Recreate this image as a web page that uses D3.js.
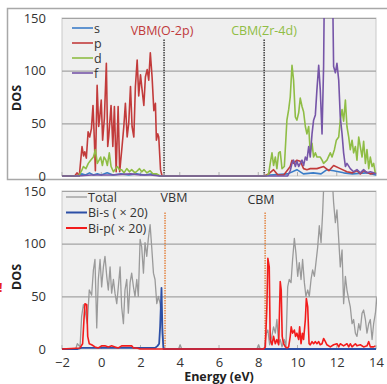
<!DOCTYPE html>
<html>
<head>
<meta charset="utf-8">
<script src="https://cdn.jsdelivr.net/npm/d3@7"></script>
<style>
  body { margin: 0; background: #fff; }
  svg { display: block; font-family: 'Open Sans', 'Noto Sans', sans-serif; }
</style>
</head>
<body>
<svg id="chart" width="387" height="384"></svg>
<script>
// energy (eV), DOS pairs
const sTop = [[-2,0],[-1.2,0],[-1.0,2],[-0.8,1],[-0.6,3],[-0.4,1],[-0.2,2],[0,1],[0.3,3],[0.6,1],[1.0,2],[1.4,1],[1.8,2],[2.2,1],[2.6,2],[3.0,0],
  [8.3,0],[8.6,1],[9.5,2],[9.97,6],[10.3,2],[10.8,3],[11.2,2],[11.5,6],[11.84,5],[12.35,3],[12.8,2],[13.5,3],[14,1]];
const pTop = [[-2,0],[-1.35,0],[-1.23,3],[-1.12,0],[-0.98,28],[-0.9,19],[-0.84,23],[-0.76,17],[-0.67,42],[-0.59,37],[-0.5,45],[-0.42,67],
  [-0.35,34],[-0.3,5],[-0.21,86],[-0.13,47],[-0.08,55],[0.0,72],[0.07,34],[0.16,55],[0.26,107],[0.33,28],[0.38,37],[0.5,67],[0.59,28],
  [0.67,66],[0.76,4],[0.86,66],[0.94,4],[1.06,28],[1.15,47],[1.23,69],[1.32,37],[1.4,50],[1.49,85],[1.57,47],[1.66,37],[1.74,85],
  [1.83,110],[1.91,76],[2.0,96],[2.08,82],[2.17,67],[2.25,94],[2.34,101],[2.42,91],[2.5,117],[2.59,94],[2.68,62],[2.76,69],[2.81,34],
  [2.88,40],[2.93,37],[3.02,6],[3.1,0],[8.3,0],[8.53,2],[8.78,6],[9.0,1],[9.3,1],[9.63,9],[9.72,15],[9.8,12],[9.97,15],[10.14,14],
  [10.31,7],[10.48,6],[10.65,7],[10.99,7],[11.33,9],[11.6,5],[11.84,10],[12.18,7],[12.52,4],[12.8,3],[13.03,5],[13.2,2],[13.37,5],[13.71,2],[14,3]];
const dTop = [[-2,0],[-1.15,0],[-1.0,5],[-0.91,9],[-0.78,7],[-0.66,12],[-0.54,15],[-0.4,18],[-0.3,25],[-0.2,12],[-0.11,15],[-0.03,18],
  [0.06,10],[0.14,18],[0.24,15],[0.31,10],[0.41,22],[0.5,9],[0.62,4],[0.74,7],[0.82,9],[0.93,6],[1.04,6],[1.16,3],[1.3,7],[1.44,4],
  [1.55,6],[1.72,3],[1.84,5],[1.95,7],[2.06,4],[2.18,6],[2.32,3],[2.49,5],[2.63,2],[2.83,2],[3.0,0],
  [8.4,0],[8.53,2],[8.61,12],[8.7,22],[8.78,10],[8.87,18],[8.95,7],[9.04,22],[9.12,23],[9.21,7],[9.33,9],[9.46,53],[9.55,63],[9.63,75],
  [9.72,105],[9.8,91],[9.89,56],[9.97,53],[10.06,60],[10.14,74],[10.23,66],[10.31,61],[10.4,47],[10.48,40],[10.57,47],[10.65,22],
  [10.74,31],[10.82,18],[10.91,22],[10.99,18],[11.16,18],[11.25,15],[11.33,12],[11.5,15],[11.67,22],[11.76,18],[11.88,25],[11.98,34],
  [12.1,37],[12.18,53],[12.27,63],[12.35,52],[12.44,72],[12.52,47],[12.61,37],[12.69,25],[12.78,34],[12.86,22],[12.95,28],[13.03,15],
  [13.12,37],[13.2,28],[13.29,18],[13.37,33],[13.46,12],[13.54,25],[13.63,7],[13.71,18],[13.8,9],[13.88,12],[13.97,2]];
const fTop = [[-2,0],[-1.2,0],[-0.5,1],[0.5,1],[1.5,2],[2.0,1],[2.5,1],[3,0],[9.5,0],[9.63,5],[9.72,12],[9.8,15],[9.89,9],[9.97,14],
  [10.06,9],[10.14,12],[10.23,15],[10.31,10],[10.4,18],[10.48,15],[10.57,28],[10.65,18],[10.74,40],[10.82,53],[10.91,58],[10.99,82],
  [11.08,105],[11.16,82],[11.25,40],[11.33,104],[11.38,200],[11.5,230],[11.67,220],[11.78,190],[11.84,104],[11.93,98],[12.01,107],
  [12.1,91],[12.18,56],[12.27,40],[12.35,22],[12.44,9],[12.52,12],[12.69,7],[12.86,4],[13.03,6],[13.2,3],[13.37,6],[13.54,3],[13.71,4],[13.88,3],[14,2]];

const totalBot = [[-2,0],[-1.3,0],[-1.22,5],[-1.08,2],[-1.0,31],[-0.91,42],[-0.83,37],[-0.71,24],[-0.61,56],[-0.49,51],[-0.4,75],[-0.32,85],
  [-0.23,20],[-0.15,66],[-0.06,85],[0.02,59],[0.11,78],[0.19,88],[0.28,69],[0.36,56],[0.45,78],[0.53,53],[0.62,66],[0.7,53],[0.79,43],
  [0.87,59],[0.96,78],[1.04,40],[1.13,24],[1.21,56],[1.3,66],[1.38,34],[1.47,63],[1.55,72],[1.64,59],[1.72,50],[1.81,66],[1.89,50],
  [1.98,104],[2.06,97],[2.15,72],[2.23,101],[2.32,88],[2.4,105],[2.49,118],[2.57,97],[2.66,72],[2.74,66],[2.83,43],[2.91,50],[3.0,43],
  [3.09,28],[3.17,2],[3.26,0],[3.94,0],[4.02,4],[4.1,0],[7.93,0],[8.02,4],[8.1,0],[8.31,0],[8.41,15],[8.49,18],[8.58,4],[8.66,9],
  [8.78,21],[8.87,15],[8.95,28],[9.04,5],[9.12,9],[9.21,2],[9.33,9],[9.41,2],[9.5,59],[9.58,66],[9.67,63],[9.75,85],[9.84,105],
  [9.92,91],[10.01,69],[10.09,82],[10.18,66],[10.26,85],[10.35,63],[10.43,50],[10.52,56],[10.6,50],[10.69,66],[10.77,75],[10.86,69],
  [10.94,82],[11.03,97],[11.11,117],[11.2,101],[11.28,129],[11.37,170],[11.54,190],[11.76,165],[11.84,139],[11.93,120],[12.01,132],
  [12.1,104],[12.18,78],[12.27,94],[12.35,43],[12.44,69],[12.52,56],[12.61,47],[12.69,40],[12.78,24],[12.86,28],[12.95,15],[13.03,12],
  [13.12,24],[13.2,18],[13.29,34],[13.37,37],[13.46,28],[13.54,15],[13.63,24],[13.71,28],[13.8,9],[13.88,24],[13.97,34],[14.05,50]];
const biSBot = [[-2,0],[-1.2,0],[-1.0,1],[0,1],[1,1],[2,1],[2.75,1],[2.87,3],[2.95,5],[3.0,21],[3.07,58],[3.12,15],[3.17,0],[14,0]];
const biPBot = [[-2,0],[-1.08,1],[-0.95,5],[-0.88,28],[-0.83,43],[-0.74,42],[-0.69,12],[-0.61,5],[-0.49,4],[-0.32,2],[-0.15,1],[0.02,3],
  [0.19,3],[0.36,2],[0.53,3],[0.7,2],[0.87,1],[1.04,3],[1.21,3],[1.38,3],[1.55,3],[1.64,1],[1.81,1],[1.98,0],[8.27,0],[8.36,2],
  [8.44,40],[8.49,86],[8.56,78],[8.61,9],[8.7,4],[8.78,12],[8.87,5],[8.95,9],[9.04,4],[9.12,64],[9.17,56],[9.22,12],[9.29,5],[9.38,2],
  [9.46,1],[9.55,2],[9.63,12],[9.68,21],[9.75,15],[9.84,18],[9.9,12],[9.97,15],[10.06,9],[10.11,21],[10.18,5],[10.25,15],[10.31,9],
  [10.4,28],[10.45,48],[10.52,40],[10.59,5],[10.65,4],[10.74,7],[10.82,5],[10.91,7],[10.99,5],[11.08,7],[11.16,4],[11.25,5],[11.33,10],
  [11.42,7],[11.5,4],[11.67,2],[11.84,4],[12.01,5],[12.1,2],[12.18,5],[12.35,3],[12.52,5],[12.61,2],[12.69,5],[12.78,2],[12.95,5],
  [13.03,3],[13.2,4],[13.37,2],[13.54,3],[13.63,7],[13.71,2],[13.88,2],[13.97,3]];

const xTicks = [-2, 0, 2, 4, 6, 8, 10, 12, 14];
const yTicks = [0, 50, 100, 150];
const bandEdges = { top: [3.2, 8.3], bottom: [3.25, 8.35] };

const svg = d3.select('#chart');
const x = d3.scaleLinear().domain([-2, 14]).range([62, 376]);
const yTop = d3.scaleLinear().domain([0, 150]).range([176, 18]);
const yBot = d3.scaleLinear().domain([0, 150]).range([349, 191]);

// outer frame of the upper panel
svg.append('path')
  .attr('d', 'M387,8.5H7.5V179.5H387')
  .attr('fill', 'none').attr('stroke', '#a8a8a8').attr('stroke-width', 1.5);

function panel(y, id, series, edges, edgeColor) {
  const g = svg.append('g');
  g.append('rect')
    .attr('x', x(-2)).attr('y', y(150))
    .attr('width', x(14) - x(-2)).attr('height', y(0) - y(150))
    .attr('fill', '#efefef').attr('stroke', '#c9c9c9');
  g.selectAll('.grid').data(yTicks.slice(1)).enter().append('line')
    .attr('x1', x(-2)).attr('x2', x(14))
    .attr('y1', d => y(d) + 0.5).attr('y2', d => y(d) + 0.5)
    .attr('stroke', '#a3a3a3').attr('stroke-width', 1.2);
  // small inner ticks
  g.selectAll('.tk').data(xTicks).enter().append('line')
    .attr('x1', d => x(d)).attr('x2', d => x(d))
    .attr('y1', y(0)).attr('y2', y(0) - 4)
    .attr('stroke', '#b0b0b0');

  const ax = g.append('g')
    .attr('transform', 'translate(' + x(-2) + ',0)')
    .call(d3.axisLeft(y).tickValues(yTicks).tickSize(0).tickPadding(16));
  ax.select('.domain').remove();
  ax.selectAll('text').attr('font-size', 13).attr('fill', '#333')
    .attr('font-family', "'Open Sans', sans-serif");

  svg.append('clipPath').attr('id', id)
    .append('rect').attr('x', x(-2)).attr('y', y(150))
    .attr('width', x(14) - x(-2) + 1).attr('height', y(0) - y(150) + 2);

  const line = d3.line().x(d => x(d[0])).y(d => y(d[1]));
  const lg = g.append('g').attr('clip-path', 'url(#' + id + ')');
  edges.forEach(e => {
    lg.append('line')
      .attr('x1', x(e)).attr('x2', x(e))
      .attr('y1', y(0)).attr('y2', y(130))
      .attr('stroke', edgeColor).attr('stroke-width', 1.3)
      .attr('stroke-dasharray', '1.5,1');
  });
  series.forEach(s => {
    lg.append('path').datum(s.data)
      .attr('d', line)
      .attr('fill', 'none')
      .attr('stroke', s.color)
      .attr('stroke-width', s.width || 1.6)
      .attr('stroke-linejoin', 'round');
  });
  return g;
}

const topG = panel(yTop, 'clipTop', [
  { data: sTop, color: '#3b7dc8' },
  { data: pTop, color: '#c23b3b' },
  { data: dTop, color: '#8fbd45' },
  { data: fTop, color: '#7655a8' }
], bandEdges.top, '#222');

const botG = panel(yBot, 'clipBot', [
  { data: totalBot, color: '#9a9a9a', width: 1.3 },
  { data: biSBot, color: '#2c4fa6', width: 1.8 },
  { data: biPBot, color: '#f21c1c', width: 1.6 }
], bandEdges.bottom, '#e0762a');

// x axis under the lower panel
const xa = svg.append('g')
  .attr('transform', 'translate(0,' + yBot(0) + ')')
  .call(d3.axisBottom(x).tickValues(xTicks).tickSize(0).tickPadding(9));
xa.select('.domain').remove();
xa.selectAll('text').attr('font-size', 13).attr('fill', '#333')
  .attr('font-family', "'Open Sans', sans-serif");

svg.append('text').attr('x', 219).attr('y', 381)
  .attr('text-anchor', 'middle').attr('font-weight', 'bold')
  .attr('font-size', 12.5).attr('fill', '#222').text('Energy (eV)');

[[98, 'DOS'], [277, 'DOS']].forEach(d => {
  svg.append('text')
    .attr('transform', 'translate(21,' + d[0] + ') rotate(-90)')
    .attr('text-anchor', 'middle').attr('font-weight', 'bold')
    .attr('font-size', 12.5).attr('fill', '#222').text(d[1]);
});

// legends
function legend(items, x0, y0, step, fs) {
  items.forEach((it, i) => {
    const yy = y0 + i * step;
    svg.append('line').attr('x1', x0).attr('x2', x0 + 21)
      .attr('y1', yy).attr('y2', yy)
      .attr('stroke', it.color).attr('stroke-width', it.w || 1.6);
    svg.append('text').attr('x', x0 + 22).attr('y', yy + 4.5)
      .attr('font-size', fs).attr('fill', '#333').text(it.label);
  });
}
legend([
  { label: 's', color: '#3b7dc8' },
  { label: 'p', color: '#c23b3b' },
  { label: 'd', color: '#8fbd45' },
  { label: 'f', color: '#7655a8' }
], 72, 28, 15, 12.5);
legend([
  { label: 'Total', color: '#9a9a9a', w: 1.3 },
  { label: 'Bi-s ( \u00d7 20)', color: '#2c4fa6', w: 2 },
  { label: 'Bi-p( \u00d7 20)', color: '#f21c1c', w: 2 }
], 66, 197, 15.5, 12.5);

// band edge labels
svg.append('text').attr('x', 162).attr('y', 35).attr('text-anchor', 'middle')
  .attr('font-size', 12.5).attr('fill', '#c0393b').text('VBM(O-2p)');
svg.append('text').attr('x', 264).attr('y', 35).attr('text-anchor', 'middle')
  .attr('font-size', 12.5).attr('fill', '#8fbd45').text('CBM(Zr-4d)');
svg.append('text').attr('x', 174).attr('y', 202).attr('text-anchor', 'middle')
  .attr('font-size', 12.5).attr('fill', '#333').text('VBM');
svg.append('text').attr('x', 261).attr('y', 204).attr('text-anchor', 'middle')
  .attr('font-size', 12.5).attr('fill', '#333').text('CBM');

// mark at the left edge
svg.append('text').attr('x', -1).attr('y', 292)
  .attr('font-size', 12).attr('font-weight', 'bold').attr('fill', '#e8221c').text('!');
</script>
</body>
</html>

_ _ _

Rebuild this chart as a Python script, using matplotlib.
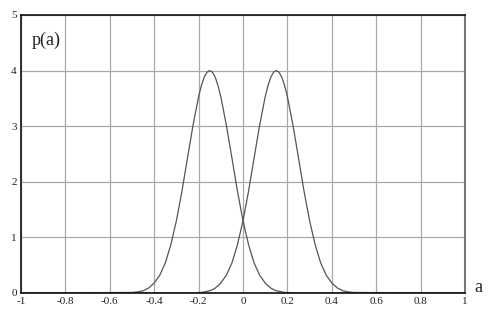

_ _ _

Objective:
Find all the lines containing "this" in the material, then copy them.

Solved problem:
Recreate this image as a web page that uses D3.js.
Rebuild this chart as a Python script, using matplotlib.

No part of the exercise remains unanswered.